In 2011, Facebook asked the Federal Election Commission to exempt it from rules requiring political advertisers to disclose who’s paying for an ad. Political ads on TV and radio must include such disclosures. But Facebook argued that its ads should be regulated as “small items,” similar to bumper stickers, which don’t require disclosures. The FEC ended up deadlocked on the issue, and the question of how to handle digital ads has languished for six years. Now, it’s blowing up again—and damaging Facebook in the process. The renewed interest follows Facebook’s disclosure earlier this month that it had sold $150,000 worth of political ads linked to Russian troll accounts during the 2016 election. Under pressure from investigators, Facebook has turned over records about the ads to Congress and special counsel Robert Mueller III. Some in Congress want to summon Facebook executives to testify about the purchases. On Thursday, Facebook tried to defuse the controversy. CEO Mark Zuckerberg announced new transparency measures that would require political advertisers on Facebook to disclose who’s paying for their ads and publicly catalog different ad variations they target at Facebook users. Members of Congress, meanwhile, are mulling a bill that would require such disclosures.
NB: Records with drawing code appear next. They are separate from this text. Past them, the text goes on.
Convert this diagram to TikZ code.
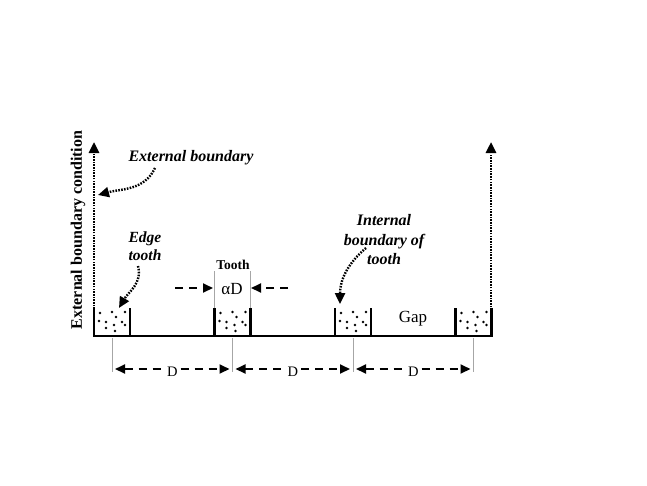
\documentclass[tikz,border=0pt]{standalone}
\usepackage{fontspec}
\setmainfont{Liberation Serif}
\usetikzlibrary{arrows.meta}
\begin{document}
\begin{tikzpicture}[x=1pt,y=-1pt,
  wall/.style={line width=2.8pt},
  thin guide/.style={draw=gray!70,line width=0.5pt},
  dotarrow/.style={line width=2.6pt,dash pattern=on 1.6pt off 1.1pt,-{Triangle[width=10pt,length=11pt]}},
  curvearrow/.style={line width=2.4pt,dash pattern=on 1.6pt off 1.3pt,-{Triangle[width=10pt,length=11pt]}},
  dimarrow/.style={line width=1.9pt,dash pattern=on 8pt off 6pt,{Triangle[width=9pt,length=10pt]}-{Triangle[width=9pt,length=10pt]}},
  halfarrow/.style={line width=1.9pt,dash pattern=on 8pt off 6pt,-{Triangle[width=9pt,length=10pt]}},
  lab/.style={font=\bfseries\itshape\fontsize{15.5}{18}\selectfont,align=center,inner sep=0pt},
  plain/.style={inner sep=0pt}]
\useasboundingbox (0,0) rectangle (647,485);
% teeth
\foreach \n/\L in {1/94,2/214.5,3/335,4/455.5}{
  \coordinate (t\n l) at (\L,308);
  \coordinate (t\n r) at (\L+36,308);
  \coordinate (t\n c) at (\L+18,336);
  \draw[wall,line join=miter] (\L,308) -- (\L,336) -- (\L+36,336) -- (\L+36,308);
  \foreach \dx/\dy in {6/313,18/312,31/312,5/321,12/322,22/317,28/322,20/325,31/325,12/328,21/331}
    \fill (\L+\dx,\dy) circle (1.3);
}
% base line
\draw[wall] (93,336) -- (492,336);
% vertical guides and dimension arrows
\foreach \n in {1,2,3,4}{
  \path (t\n c) ++(0,2) coordinate (gt\n) ++(0,34) coordinate (gb\n);
  \draw[thin guide] (gt\n) -- (gb\n);
}
\foreach \a/\b in {1/2,2/3,3/4}{
  \path (gb\a) ++(3,-3) coordinate (da\a);
  \path (gb\b) ++(-3,-3) coordinate (db\a);
  \draw[dimarrow] (da\a) -- node[fill=white,inner sep=1.5pt,yshift=-3pt,font=\fontsize{14.5}{16}\selectfont] (D\a) {D} (db\a);
}
% boundary arrows
\coordinate (lb) at (94,309);
\coordinate (lt) at (94,142);
\coordinate (rb) at (491,310);
\coordinate (rt) at (491,142);
\draw[dotarrow] (lb) -- (lt);
\draw[dotarrow] (rb) -- (rt);
% rotated label
\node[rotate=90,font=\bfseries\fontsize{16}{18}\selectfont,inner sep=0pt] (ebc) at (78,230) {External boundary condition};
% External boundary
\node[lab,font=\bfseries\itshape\fontsize{16}{18}\selectfont] (eb) at (191,158) {External boundary};
\coordinate (ebt) at (98,195);
\draw[curvearrow] (155,168) to[out=-115,in=15] (ebt);
% Edge tooth
\node[lab] (et) at (145,246) {Edge\\tooth};
\coordinate (ett) at (119,308);
\draw[curvearrow] (138,266) to[out=-75,in=60] (ett);
% Tooth label
\node[font=\bfseries\fontsize{13.5}{16}\selectfont,inner sep=0pt] (tooth) at (233,265) {Tooth};
\node[font=\fontsize{17}{19}\selectfont,inner sep=0pt] (aD) at (232,289) {αD};
\draw[thin guide] (t2l) -- ++(0,-37) coordinate (t2lu);
\draw[thin guide] (t2r) -- ++(0,-37) coordinate (t2ru);
\coordinate (wl) at (175,288);
\coordinate (wr) at (288,288);
\coordinate (wli) at (213,288);
\coordinate (wri) at (251,288);
\draw[halfarrow] (wl) -- (wli);
\draw[halfarrow] (wr) -- (wri);
% Internal boundary
\node[lab,font=\bfseries\itshape\fontsize{16}{19.5}\selectfont] (ib) at (384,240) {Internal\\boundary of\\tooth};
\coordinate (ibt) at (340,304);
\draw[curvearrow] (366,248) to[out=-140,in=90] (ibt);
% Gap
\node[font=\fontsize{17}{19}\selectfont,inner sep=0pt] (gap) at (413,319) {Gap};
\end{tikzpicture}
\end{document}
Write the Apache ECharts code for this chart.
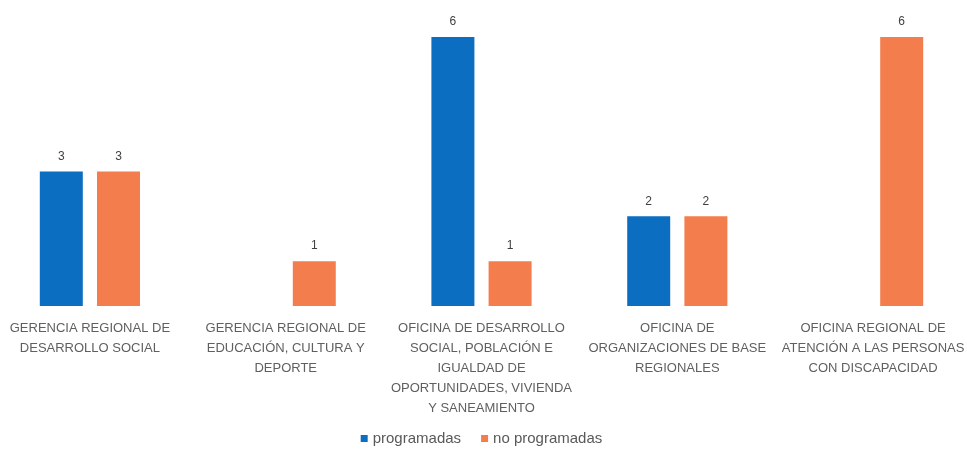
<!DOCTYPE html>
<html><head><meta charset="utf-8">
<script src="https://cdn.jsdelivr.net/npm/echarts@6/dist/echarts.min.js"></script>
<style>html,body{margin:0;padding:0;background:#fff;overflow:hidden;width:967px;height:454px}#c{position:absolute;left:-8px;top:0;width:979px;height:454px}</style>
</head><body><div id="c"></div>
<script>
const categories = [
  'GERENCIA REGIONAL DE\nDESARROLLO SOCIAL',
  'GERENCIA REGIONAL DE\nEDUCACIÓN, CULTURA Y\nDEPORTE',
  'OFICINA DE DESARROLLO\nSOCIAL, POBLACIÓN E\nIGUALDAD DE\nOPORTUNIDADES, VIVIENDA\nY SANEAMIENTO',
  'OFICINA DE\nORGANIZACIONES DE BASE\nREGIONALES',
  'OFICINA REGIONAL DE\nATENCIÓN A LAS PERSONAS\nCON DISCAPACIDAD'
];
const programadas = [3, null, 6, 2, null];
const noProgramadas = [3, 1, 1, 2, 6];
const seriesNames = ['programadas', 'no programadas'];

const font = "'Liberation Sans', sans-serif";
const chart = echarts.init(document.getElementById('c'));
const lbl = {show: true, position: 'top', distance: 9, color: '#404040', fontSize: 12, fontFamily: font};
chart.setOption({
  animation: false,
  grid: {left: 0, right: 0, top: 37, bottom: 148, containLabel: false},
  legend: {
    bottom: 3, left: 'center', itemWidth: 7, itemHeight: 7, itemGap: 20,
    icon: 'rect',
    textStyle: {color: '#595959', fontSize: 15, fontFamily: font},
    data: seriesNames
  },
  xAxis: {
    type: 'category', data: categories,
    axisLine: {show: false}, axisTick: {show: false},
    axisLabel: {color: '#5f5f5f', fontSize: 13, fontFamily: font, lineHeight: 20, margin: 12, interval: 0}
  },
  yAxis: {type: 'value', min: 0, max: 6, show: false, splitLine: {show: false}},
  series: [
    {name: seriesNames[0], type: 'bar', data: programadas, barWidth: 43, barGap: '33%',
     itemStyle: {color: '#0B6EC1'}, label: lbl},
    {name: seriesNames[1], type: 'bar', data: noProgramadas, barWidth: 43, barGap: '33%',
     itemStyle: {color: '#F47D4E'}, label: lbl}
  ]
});
</script></body></html>
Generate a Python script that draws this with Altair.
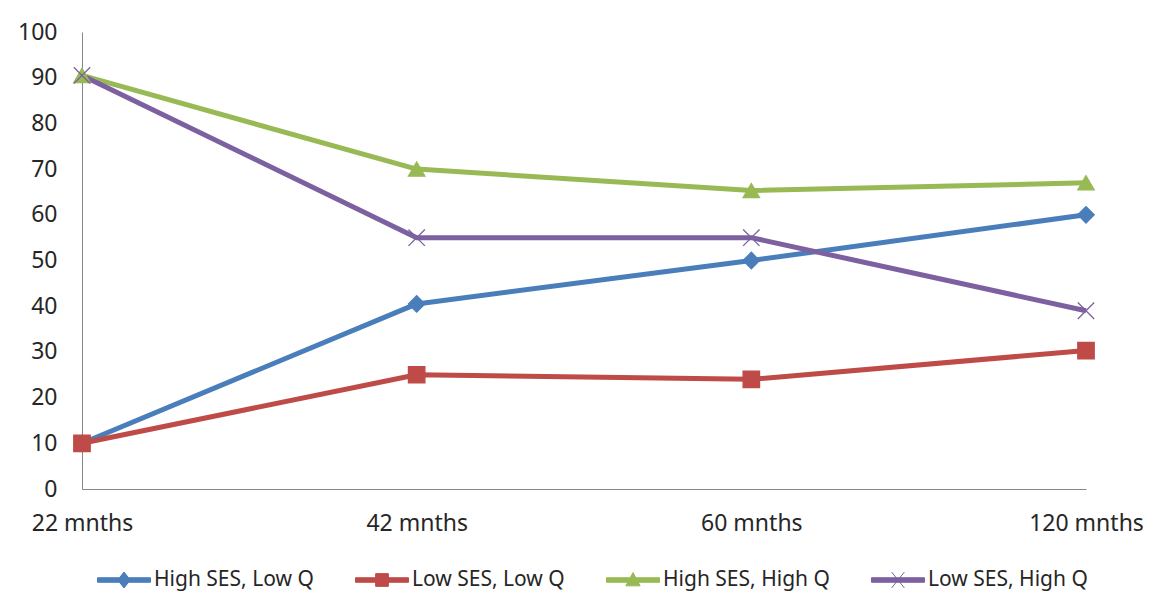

These would be unprecedented moves, setting new standards for digital political ads. But they likely wouldn’t prevent abuses, largely because of the US’s confusing, loophole-ridden system for regulating political advertising.
Case in point: Shortly before the 2016 election, the crowdfunding site, WeSearchr, run by the notorious far-right internet troll Chuck Johnson, raised just over $5,000 to put up a billboard in the battleground state of Pennsylvania. The illustration for the billboard showed a sparkling new yellow-brick wall, marked with a sign reading “U.S. Border.” It was guarded at night by two Pepe frogs dressed as Donald Trump, pointing their guns at anyone who attempts to cross their path. The caption, which appeared next to a smiling crescent moon wearing sunglasses, read ominously, “It’s always darkest before the Don…”
Full Article: Why Facebook Will Struggle to Regulate Political Ads | WIRED.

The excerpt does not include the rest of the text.